Finding Stillness in the Hills of San Cristóbal
October 10, 2025
Mexico
There’s a kind of quiet in San Cristóbal that doesn’t ask anything of you. No itinerary. No must-see list. Just the low hush of pine trees and the occasional creak of a wooden door left open. I arrived here tired in a way that wasn't entirely physical—worn down by months of motion and noise I’d convinced myself was momentum.
The house I stayed in was the color of clay. Mornings began with the sound of roosters in the valley below, and ended with wine on the porch, watching shadows stretch across the hillside. There wasn’t much to do, which turned out to be the point. I read entire books in one sitting. I walked barefoot on tile. I listened to the rain as if it were saying something back.

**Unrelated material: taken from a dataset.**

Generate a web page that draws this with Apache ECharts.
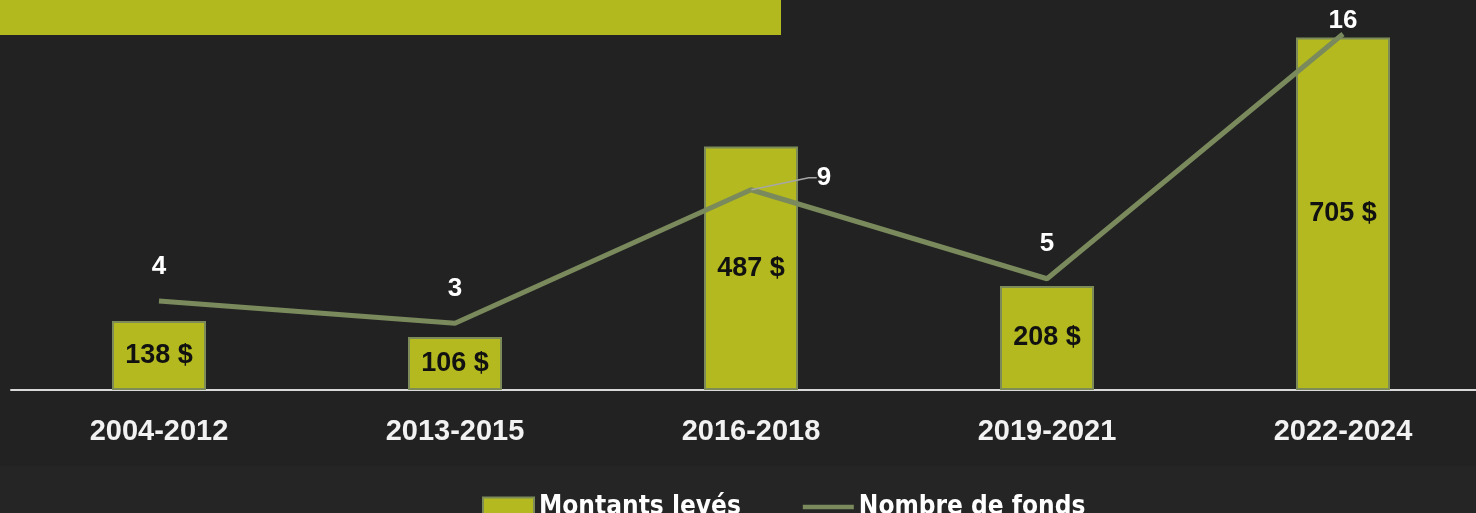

San Cristóbal has a rhythm that doesn’t sync with the outside world. Days moved slowly, punctuated by markets, hand-washed clothes, and the smell of roasted coffee. I wandered cobbled streets without a destination, often turning around just because a corner looked better from the other side. For the first time in a while, I wasn’t collecting experiences—I was letting them settle.
Stillness is a strange thing to seek when you're used to going. It feels unproductive, even indulgent. But in San Cristóbal, it felt necessary. Not a pause, but a kind of reset. A reminder that pace and presence are not the same thing—and that one doesn't require the other.

When I left, nothing had changed, except maybe me. I packed the same bags, took the same roads, and headed toward the next stop. But I carried something new with me: the memory of a quiet place that asked for nothing and gave me everything I didn’t know I needed.